# Objective
Your task is to repeat all of the data exactly while excluding the pictures.

Source code of charts:
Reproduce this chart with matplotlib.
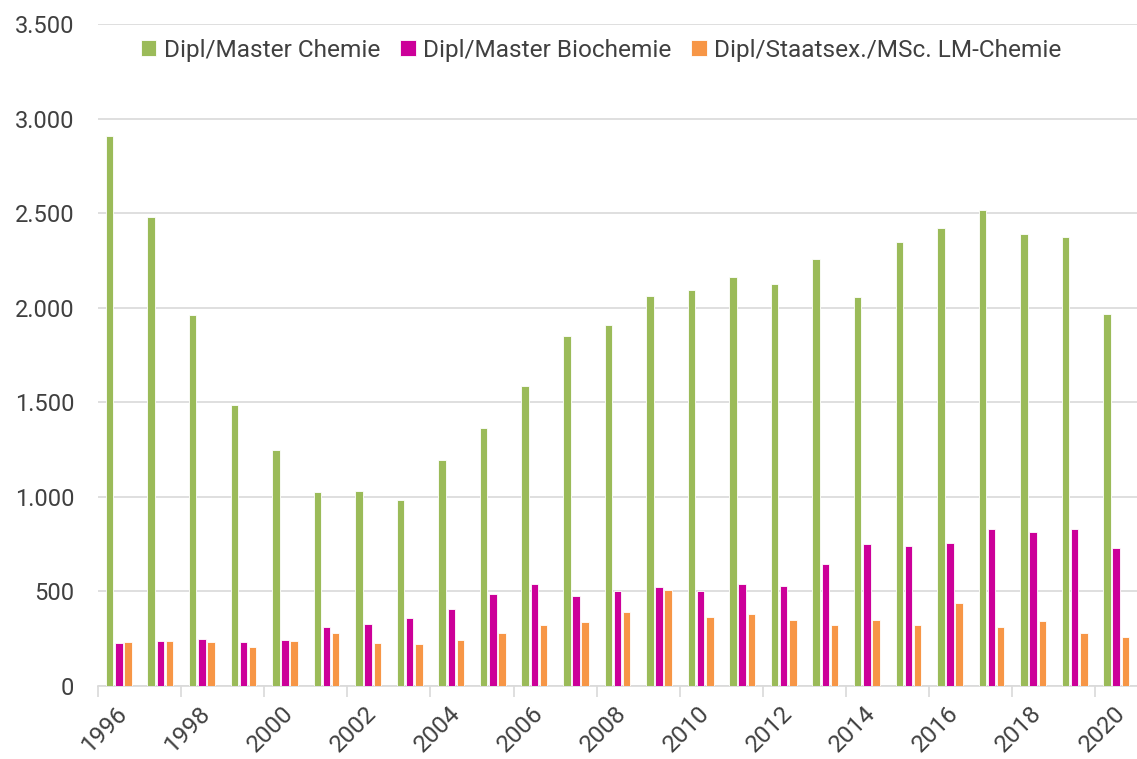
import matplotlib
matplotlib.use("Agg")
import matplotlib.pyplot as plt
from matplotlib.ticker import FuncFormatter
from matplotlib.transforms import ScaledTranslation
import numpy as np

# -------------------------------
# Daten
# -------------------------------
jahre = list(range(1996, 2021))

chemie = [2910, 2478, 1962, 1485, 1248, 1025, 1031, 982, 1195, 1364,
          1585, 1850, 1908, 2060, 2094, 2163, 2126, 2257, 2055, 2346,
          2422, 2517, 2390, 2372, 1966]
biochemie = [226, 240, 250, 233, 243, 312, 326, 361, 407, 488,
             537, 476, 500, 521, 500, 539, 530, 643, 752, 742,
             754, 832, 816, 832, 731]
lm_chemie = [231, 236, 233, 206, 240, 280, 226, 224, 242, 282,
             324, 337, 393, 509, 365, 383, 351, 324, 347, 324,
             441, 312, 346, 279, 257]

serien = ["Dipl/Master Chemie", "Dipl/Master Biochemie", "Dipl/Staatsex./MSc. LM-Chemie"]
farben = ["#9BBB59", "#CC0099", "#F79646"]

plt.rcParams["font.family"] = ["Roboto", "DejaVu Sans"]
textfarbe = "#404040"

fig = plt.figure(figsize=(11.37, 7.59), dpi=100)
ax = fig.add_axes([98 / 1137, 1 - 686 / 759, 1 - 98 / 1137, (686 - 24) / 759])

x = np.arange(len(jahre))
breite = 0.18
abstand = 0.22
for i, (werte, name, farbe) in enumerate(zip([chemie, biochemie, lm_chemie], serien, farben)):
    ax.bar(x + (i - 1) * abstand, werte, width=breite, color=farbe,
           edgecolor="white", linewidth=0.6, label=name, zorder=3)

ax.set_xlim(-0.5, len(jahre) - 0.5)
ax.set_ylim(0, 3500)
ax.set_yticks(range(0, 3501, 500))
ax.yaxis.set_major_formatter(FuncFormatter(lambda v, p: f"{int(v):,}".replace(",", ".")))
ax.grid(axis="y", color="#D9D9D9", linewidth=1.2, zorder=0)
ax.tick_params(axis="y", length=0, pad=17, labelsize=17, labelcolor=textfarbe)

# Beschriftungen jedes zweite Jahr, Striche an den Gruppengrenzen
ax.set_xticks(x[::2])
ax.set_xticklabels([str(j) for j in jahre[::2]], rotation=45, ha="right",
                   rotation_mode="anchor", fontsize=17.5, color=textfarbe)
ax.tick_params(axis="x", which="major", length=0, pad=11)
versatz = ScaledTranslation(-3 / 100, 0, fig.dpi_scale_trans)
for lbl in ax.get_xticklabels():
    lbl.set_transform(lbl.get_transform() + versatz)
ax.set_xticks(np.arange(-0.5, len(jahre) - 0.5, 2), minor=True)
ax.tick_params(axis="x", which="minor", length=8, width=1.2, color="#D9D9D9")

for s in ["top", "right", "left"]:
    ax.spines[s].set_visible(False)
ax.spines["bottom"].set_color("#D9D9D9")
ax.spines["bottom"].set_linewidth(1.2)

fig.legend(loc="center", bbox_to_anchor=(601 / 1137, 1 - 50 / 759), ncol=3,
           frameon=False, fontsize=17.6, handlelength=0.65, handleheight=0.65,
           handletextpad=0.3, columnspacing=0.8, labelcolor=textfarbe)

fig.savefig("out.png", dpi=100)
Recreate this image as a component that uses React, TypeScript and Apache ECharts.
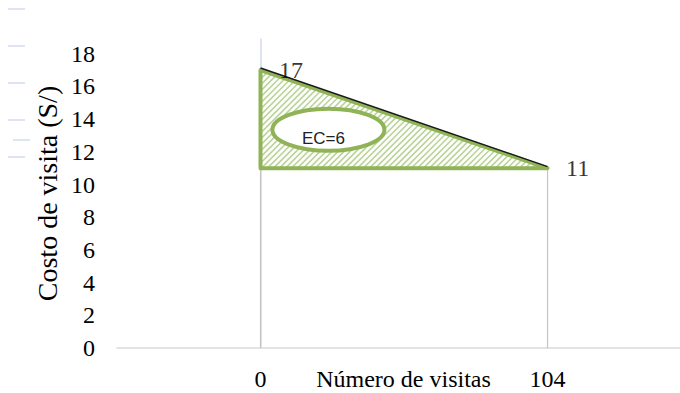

# Exercise output
Reproduce this chart with matplotlib.
import matplotlib
matplotlib.use("Agg")
import matplotlib.pyplot as plt
from matplotlib.ticker import FuncFormatter
from matplotlib.transforms import ScaledTranslation
import numpy as np

# -------------------------------
# Daten
# -------------------------------
jahre = list(range(1996, 2021))

chemie = [2910, 2478, 1962, 1485, 1248, 1025, 1031, 982, 1195, 1364,
          1585, 1850, 1908, 2060, 2094, 2163, 2126, 2257, 2055, 2346,
          2422, 2517, 2390, 2372, 1966]
biochemie = [226, 240, 250, 233, 243, 312, 326, 361, 407, 488,
             537, 476, 500, 521, 500, 539, 530, 643, 752, 742,
             754, 832, 816, 832, 731]
lm_chemie = [231, 236, 233, 206, 240, 280, 226, 224, 242, 282,
             324, 337, 393, 509, 365, 383, 351, 324, 347, 324,
             441, 312, 346, 279, 257]

serien = ["Dipl/Master Chemie", "Dipl/Master Biochemie", "Dipl/Staatsex./MSc. LM-Chemie"]
farben = ["#9BBB59", "#CC0099", "#F79646"]

plt.rcParams["font.family"] = ["Roboto", "DejaVu Sans"]
textfarbe = "#404040"

fig = plt.figure(figsize=(11.37, 7.59), dpi=100)
ax = fig.add_axes([98 / 1137, 1 - 686 / 759, 1 - 98 / 1137, (686 - 24) / 759])

x = np.arange(len(jahre))
breite = 0.18
abstand = 0.22
for i, (werte, name, farbe) in enumerate(zip([chemie, biochemie, lm_chemie], serien, farben)):
    ax.bar(x + (i - 1) * abstand, werte, width=breite, color=farbe,
           edgecolor="white", linewidth=0.6, label=name, zorder=3)

ax.set_xlim(-0.5, len(jahre) - 0.5)
ax.set_ylim(0, 3500)
ax.set_yticks(range(0, 3501, 500))
ax.yaxis.set_major_formatter(FuncFormatter(lambda v, p: f"{int(v):,}".replace(",", ".")))
ax.grid(axis="y", color="#D9D9D9", linewidth=1.2, zorder=0)
ax.tick_params(axis="y", length=0, pad=17, labelsize=17, labelcolor=textfarbe)

# Beschriftungen jedes zweite Jahr, Striche an den Gruppengrenzen
ax.set_xticks(x[::2])
ax.set_xticklabels([str(j) for j in jahre[::2]], rotation=45, ha="right",
                   rotation_mode="anchor", fontsize=17.5, color=textfarbe)
ax.tick_params(axis="x", which="major", length=0, pad=11)
versatz = ScaledTranslation(-3 / 100, 0, fig.dpi_scale_trans)
for lbl in ax.get_xticklabels():
    lbl.set_transform(lbl.get_transform() + versatz)
ax.set_xticks(np.arange(-0.5, len(jahre) - 0.5, 2), minor=True)
ax.tick_params(axis="x", which="minor", length=8, width=1.2, color="#D9D9D9")

for s in ["top", "right", "left"]:
    ax.spines[s].set_visible(False)
ax.spines["bottom"].set_color("#D9D9D9")
ax.spines["bottom"].set_linewidth(1.2)

fig.legend(loc="center", bbox_to_anchor=(601 / 1137, 1 - 50 / 759), ncol=3,
           frameon=False, fontsize=17.6, handlelength=0.65, handleheight=0.65,
           handletextpad=0.3, columnspacing=0.8, labelcolor=textfarbe)

fig.savefig("out.png", dpi=100)
Recreate this image as a component that uses React, TypeScript and Apache ECharts.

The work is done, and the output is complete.